Anywho, yes there can be truth in an unsubstantiated rumor. In this example it’s only unsubstantiated because the hypothetical evidence might not be possible to release. In other examples rumors can be true from undisclosed sources.
The only thing that can be done is for the truth to come out.3.5% is the highest reported figure I have seen from either Nvidia or resellers. It may be the numbers are higher, but they are not being reported. What is being reported has nothing to do with my faith in Kyle's ability or his conclusion. Also my original premise that it may have been something that slipped through also seems to be a thought shared by Nvidia, as early as November of last year. And it seems mostly to deal with Ti cards. Even if we take the figure of 20%, the same logic applies though.
I see no one has chosen to answer what should be done?
No, by definition, there cannot.
The failures afaik are on 2070's, 2080's, 2080Ti's, RTX Titans and I don't have any figures on the 2060's but suspect they are suffering in similar fashion . The 1660 and 1660Ti are made from the same silicon... I don't have figures on those recent boards tho.I think this is it as well. The GPU silicon. I was down to either the GPU silicon, or the PCB board, but since custom AIB's are also seeing the issue, which I believe use custom their own PCB designs, all that is left is the GPU itself.
As far as the affected RTX cards, is it still just the 2080Ti? Or is the 2080, 2070 etc also lumped into this? For them to be included, they should be at the same 20% failure rate. I think up to 5% is fairly typical, beyond that would call it a high rate of failure.
I thought that the silicon of the 2080 vs the 2080Ti were different? https://en.wikipedia.org/wiki/GeForce_20_series They have differing transistor counts by the billions, as well as different sizes.

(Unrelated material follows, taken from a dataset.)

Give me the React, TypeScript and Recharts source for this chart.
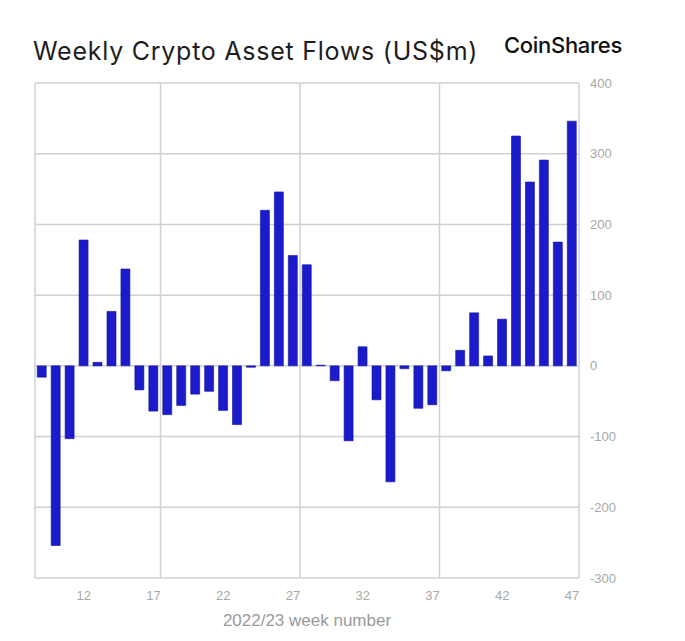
import React from 'react';
import { BarChart, Bar, XAxis, YAxis, CartesianGrid, ReferenceLine } from 'recharts';

// week numbers 9..47 (2022/23)
const weeks = [
  9, 10, 11, 12, 13, 14, 15, 16, 17, 18, 19, 20, 21, 22, 23, 24, 25, 26, 27, 28,
  29, 30, 31, 32, 33, 34, 35, 36, 37, 38, 39, 40, 41, 42, 43, 44, 45, 46, 47,
];

// weekly flows, US$m
const flows = [
  -16, -254, -103, 178, 5, 77, 137, -34, -64, -69, -56, -40, -36, -63, -83, -2, 220, 246, 156, 143,
  1, -21, -106, 27, -48, -164, -4, -60, -55, -7, 22, 75, 14, 66, 325, 260, 291, 175, 346,
];

const weekTicks = [12, 17, 22, 27, 32, 37, 42, 47];
const valueTicks = [-300, -200, -100, 0, 100, 200, 300, 400];
// vertical grid lines sit between weeks
const gridWeeks = [8.5, 17.5, 27.5, 37.5, 47.5];

const chartData = weeks.map((w, i) => ({ week: w, flow: flows[i] }));

const App = () => {
  return (
    <div style={{ position: 'absolute', left: 0, top: 0, width: 685, height: 641, background: '#fff', fontFamily: '"Liberation Sans", Arial, sans-serif' }}>
      <div style={{ position: 'absolute', left: 33, top: 36, fontSize: 25, fontFamily: 'Inter, sans-serif', color: '#1e1e1e', whiteSpace: 'nowrap', letterSpacing: 0.75 }}>
        Weekly Crypto Asset Flows (US$m)
      </div>
      <div style={{ position: 'absolute', left: 504, top: 32, fontSize: 22, fontFamily: 'Inter, sans-serif', fontWeight: 500, color: '#111', letterSpacing: -0.3, whiteSpace: 'nowrap' }}>
        CoinShares
      </div>
      <div style={{ position: 'absolute', left: 0, top: 0 }}>
        <BarChart
          width={685}
          height={641}
          data={chartData}
          margin={{ top: 83, right: 46, bottom: 13, left: 35 }}
          barCategoryGap="16%"
        >
          <CartesianGrid vertical={false} stroke="#d0d0d0" strokeWidth={1.5} />
          <XAxis
            dataKey="week"
            type="category"
            ticks={weekTicks}
            interval={0}
            axisLine={false}
            tickLine={false}
            tickSize={0}
            tickMargin={13}
            height={50}
            tick={{ fontSize: 13, fill: '#a8a8a8' }}
            label={{ value: '2022/23 week number', position: 'insideBottom', offset: 2, fontSize: 17, fill: '#9a9a9a' }}
          />
          <XAxis xAxisId="grid" dataKey="week" type="number" domain={[8.5, 47.5]} allowDataOverflow hide />
          <YAxis
            orientation="right"
            domain={[-300, 400]}
            ticks={valueTicks}
            axisLine={false}
            tickLine={false}
            tickSize={0}
            tickMargin={11}
            width={60}
            tick={{ fontSize: 13, fill: '#a8a8a8', textAnchor: 'start' }}
          />
          {gridWeeks.map((g) => (
            <ReferenceLine key={g} xAxisId="grid" x={g} stroke="#d0d0d0" strokeWidth={1.5} />
          ))}
          <Bar dataKey="flow" fill="#1b1bcb" stroke="#14149a" strokeWidth={0.6} isAnimationActive={false} />
        </BarChart>
      </div>
    </div>
  );
};

export default App;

So it could be a TSMC issue with the production, or a design flaw with the GPU (seems less likely). If the issue affects all three RTX dies (TU102, TU104, TU106), then design flaw becomes much more probable. If it's a manufacturing issue, then it's just one more nail in Moore's Law's coffin, one more issue to be resolved before things move forward...
As far as nVidia not saying anything more than what they already have, they have to protect relationships with TSMC, et all. Plus, they don't want to scare away any sales. If 80% of the cards are good, and end up having a normal lifespan >3years, at least the customer/enthusiast isn't screwed over... I haven't heard that nVidia or any AIB's are not supporting their customers having these issues. Of course it sucks to have to deal with it, sucks to get multiple failed cards in a row, sucks to pay return shipping, and it sucks they were so expensive.
I'm just going to wait for the 7nm GPU's before I upgrade from my 1080Ti.
If nVidia came out and said "we are going to double the warranty on the 2080Ti cards", that would be well received by the community. Of course, if EVGA still has lifetime warranty, this is already in place at least for some... does anyone still do lifetime warranties? Maybe I am thinking of old BFG...
Still hoping that there is some kind of conclusion to the testing Kyle is doing, but if its the silicon, not sure that any amount of testing will reveal that, short of swapping the GPU out with a card that has been running for months with no issues. Expensive, and not very easy to do. I wonder if Louis Rossman could swap these giant ass GPU's...
Appreciate all the work you've put into this Kyle.